**Dataset extract:**
────────────────────
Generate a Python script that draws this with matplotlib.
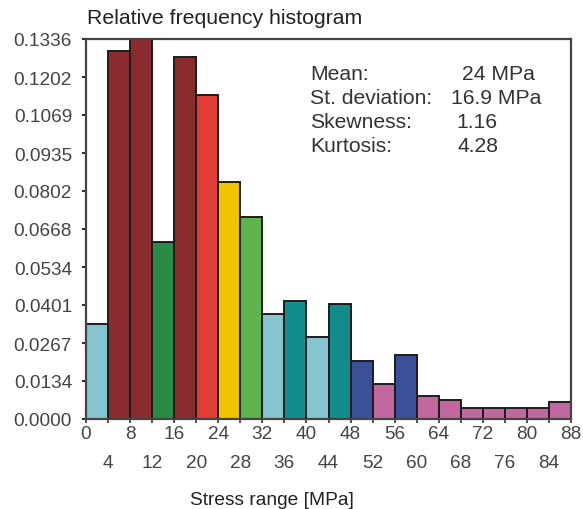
import matplotlib.pyplot as plt
import numpy as np

# stress range bins [MPa], left edges, 4 MPa wide
bin_left = [0, 4, 8, 12, 16, 20, 24, 28, 32, 36, 40, 44,
            48, 52, 56, 60, 64, 68, 72, 76, 80, 84]
bin_width = 4
rel_freq = [0.0334, 0.1294, 0.1336, 0.0622, 0.1273, 0.1139, 0.0833, 0.0710,
            0.0369, 0.0415, 0.0288, 0.0404, 0.0204, 0.0123, 0.0225, 0.0081,
            0.0067, 0.0039, 0.0039, 0.0039, 0.0039, 0.0060]

y_ticks = [0.0000, 0.0134, 0.0267, 0.0401, 0.0534, 0.0668,
           0.0802, 0.0935, 0.1069, 0.1202, 0.1336]
x_major = [0, 8, 16, 24, 32, 40, 48, 56, 64, 72, 80, 88]
x_minor = [4, 12, 20, 28, 36, 44, 52, 60, 68, 76, 84]

stats_names = ["Mean:", "St. deviation:", "Skewness:", "Kurtosis:"]
stats_values = ["24 MPa", "16.9 MPa", "1.16", "4.28"]

c_lblue = "#86c5cf"
c_dred = "#8a2b30"
c_green = "#2b8a46"
c_red = "#df3d36"
c_yel = "#f2c300"
c_lgreen = "#5db44b"
c_teal = "#128c8c"
c_navy = "#3c4f99"
c_pink = "#c168a0"
bar_colors = [c_lblue, c_dred, c_dred, c_green, c_dred, c_red, c_yel, c_lgreen,
              c_lblue, c_teal, c_lblue, c_teal, c_navy, c_pink, c_navy, c_pink,
              c_pink, c_pink, c_pink, c_pink, c_pink, c_pink]

plt.rcParams["font.family"] = ["Liberation Sans", "DejaVu Sans"]

fig = plt.figure(figsize=(5.83, 5.10), dpi=100)
ax = fig.add_axes([86 / 583, 90 / 510, 485 / 583, 380 / 510])

ax.bar(bin_left, rel_freq, width=bin_width, align="edge", color=bar_colors,
       edgecolor="#1c1c1c", linewidth=1.4, zorder=2)

ax.set_xlim(0, 88)
ax.set_ylim(0, 0.1336)
ax.set_yticks(y_ticks, labels=[f"{v:.4f}" for v in y_ticks])
ax.set_xticks(x_major, labels=[str(v) for v in x_major])
ax.set_xticks(x_minor, labels=[str(v) for v in x_minor], minor=True)

ax.tick_params(axis="y", direction="out", length=3, width=1.5, color="#333333",
               labelsize=13.7, labelcolor="#444444", pad=7)
ax.tick_params(axis="x", which="both", direction="out", length=3, width=1.2,
               color="#333333", labelsize=13.7, labelcolor="#444444")
ax.tick_params(axis="x", which="major", pad=1)
ax.tick_params(axis="x", which="minor", pad=22)

for side in ["left", "top", "right", "bottom"]:
    ax.spines[side].set_color("#444444")
    ax.spines[side].set_linewidth(1.6)

fig.text(87 / 583, 1 - 19 / 510, "Relative frequency histogram", ha="left",
         va="center", fontsize=15.3, color="#222222")
fig.text(272 / 583, 1 - 501 / 510, "Stress range [MPa]", ha="center",
         va="center", fontsize=13.8, color="#222222")

row_y = [0.910, 0.847, 0.784, 0.721]
for name, yy in zip(stats_names, row_y):
    ax.text(0.462, yy, name, transform=ax.transAxes, ha="left", va="center",
            fontsize=15.2, color="#333333")
ax.text(0.925, row_y[0], stats_values[0], transform=ax.transAxes, ha="right",
        va="center", fontsize=15.2, color="#333333")
for val, yy, vx in zip(stats_values[1:], row_y[1:], [0.752, 0.763, 0.767]):
    ax.text(vx, yy, val, transform=ax.transAxes, ha="left", va="center",
            fontsize=15.2, color="#333333")

fig.savefig("out.png", dpi=100)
────────────────────
**Task requirements:**
Every line from the start of the listing above through the line with "import numpy as np" should be repeated exactly; skip the pictures and add nothing else.

**Answer in full:**
Generate a Python script that draws this with matplotlib.
import matplotlib.pyplot as plt
import numpy as np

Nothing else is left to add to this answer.